* Exercise task
Restate the whole of the material. Keep every word, and drop the pictures.

* Recorded information

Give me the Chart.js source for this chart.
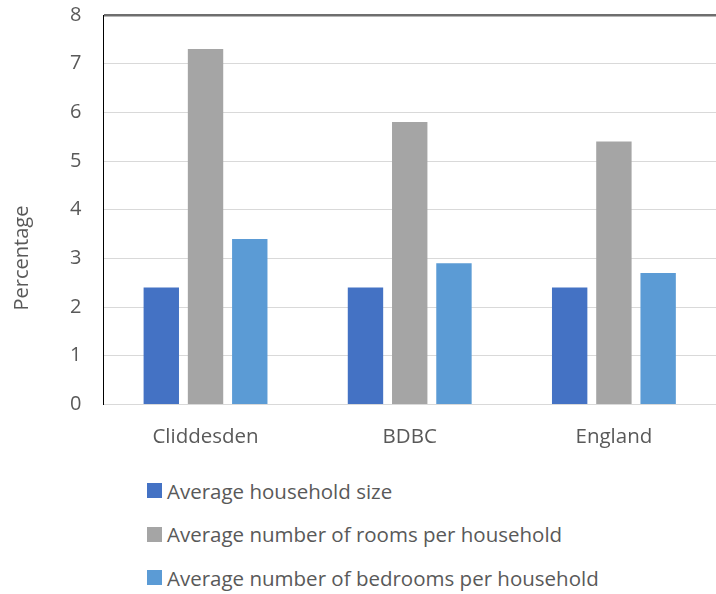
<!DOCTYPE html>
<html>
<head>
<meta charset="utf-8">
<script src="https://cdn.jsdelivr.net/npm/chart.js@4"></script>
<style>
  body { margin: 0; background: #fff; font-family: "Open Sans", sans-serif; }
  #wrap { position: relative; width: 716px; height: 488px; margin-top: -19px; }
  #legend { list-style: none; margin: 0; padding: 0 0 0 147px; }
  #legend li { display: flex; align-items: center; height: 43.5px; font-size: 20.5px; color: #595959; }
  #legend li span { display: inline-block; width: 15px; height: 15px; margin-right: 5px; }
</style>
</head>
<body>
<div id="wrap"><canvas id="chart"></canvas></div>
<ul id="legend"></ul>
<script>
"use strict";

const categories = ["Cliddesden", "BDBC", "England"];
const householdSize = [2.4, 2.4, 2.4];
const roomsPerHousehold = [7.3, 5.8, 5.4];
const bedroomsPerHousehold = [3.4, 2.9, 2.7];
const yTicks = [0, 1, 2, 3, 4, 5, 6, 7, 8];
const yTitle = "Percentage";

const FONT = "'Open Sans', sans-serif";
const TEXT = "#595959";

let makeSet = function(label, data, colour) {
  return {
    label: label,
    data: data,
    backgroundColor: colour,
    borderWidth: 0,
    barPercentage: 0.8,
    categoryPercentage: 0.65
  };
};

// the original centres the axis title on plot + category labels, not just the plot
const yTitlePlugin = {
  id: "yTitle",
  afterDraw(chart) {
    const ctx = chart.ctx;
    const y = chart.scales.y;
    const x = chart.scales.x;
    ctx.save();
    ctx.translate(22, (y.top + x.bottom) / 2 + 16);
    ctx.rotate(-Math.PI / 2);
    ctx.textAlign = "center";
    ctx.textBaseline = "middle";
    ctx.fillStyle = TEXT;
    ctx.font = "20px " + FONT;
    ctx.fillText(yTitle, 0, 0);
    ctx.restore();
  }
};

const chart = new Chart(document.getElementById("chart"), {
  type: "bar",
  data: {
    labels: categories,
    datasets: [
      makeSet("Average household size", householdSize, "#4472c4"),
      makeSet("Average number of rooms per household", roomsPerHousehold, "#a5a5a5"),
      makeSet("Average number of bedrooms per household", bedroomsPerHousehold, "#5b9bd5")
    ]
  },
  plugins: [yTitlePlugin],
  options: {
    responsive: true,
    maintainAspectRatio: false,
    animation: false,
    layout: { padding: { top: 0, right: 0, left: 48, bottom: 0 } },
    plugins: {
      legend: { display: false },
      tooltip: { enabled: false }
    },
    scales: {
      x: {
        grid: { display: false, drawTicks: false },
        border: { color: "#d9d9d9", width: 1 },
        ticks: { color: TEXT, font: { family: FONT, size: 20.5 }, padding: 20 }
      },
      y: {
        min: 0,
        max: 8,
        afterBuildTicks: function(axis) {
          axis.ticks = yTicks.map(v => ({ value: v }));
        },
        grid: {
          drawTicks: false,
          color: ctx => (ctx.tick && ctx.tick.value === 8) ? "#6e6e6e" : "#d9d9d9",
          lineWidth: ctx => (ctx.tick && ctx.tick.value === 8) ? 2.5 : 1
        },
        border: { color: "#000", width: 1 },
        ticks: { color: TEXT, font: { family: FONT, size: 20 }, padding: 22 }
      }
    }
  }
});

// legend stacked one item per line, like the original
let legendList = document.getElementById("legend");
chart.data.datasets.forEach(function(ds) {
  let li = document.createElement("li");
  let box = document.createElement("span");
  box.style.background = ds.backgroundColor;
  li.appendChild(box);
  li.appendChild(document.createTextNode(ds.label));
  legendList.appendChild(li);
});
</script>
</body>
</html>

* Result of the task
Give me the Chart.js source for this chart.
<!DOCTYPE html>
<html>
<head>
<meta charset="utf-8">
<script src="https://cdn.jsdelivr.net/npm/chart.js@4"></script>
<style>
  body { margin: 0; background: #fff; font-family: "Open Sans", sans-serif; }
  #wrap { position: relative; width: 716px; height: 488px; margin-top: -19px; }
  #legend { list-style: none; margin: 0; padding: 0 0 0 147px; }
  #legend li { display: flex; align-items: center; height: 43.5px; font-size: 20.5px; color: #595959; }
  #legend li span { display: inline-block; width: 15px; height: 15px; margin-right: 5px; }
</style>
</head>
<body>
<div id="wrap"><canvas id="chart"></canvas></div>
<ul id="legend"></ul>
<script>
"use strict";

const categories = ["Cliddesden", "BDBC", "England"];
const householdSize = [2.4, 2.4, 2.4];
const roomsPerHousehold = [7.3, 5.8, 5.4];
const bedroomsPerHousehold = [3.4, 2.9, 2.7];
const yTicks = [0, 1, 2, 3, 4, 5, 6, 7, 8];
const yTitle = "Percentage";

const FONT = "'Open Sans', sans-serif";
const TEXT = "#595959";

let makeSet = function(label, data, colour) {
  return {
    label: label,
    data: data,
    backgroundColor: colour,
    borderWidth: 0,
    barPercentage: 0.8,
    categoryPercentage: 0.65
  };
};

// the original centres the axis title on plot + category labels, not just the plot
const yTitlePlugin = {
  id: "yTitle",
  afterDraw(chart) {
    const ctx = chart.ctx;
    const y = chart.scales.y;
    const x = chart.scales.x;
    ctx.save();
    ctx.translate(22, (y.top + x.bottom) / 2 + 16);
    ctx.rotate(-Math.PI / 2);
    ctx.textAlign = "center";
    ctx.textBaseline = "middle";
    ctx.fillStyle = TEXT;
    ctx.font = "20px " + FONT;
    ctx.fillText(yTitle, 0, 0);
    ctx.restore();
  }
};

const chart = new Chart(document.getElementById("chart"), {
  type: "bar",
  data: {
    labels: categories,
    datasets: [
      makeSet("Average household size", householdSize, "#4472c4"),
      makeSet("Average number of rooms per household", roomsPerHousehold, "#a5a5a5"),
      makeSet("Average number of bedrooms per household", bedroomsPerHousehold, "#5b9bd5")
    ]
  },
  plugins: [yTitlePlugin],
  options: {
    responsive: true,
    maintainAspectRatio: false,
    animation: false,
    layout: { padding: { top: 0, right: 0, left: 48, bottom: 0 } },
    plugins: {
      legend: { display: false },
      tooltip: { enabled: false }
    },
    scales: {
      x: {
        grid: { display: false, drawTicks: false },
        border: { color: "#d9d9d9", width: 1 },
        ticks: { color: TEXT, font: { family: FONT, size: 20.5 }, padding: 20 }
      },
      y: {
        min: 0,
        max: 8,
        afterBuildTicks: function(axis) {
          axis.ticks = yTicks.map(v => ({ value: v }));
        },
        grid: {
          drawTicks: false,
          color: ctx => (ctx.tick && ctx.tick.value === 8) ? "#6e6e6e" : "#d9d9d9",
          lineWidth: ctx => (ctx.tick && ctx.tick.value === 8) ? 2.5 : 1
        },
        border: { color: "#000", width: 1 },
        ticks: { color: TEXT, font: { family: FONT, size: 20 }, padding: 22 }
      }
    }
  }
});

// legend stacked one item per line, like the original
let legendList = document.getElementById("legend");
chart.data.datasets.forEach(function(ds) {
  let li = document.createElement("li");
  let box = document.createElement("span");
  box.style.background = ds.backgroundColor;
  li.appendChild(box);
  li.appendChild(document.createTextNode(ds.label));
  legendList.appendChild(li);
});
</script>
</body>
</html>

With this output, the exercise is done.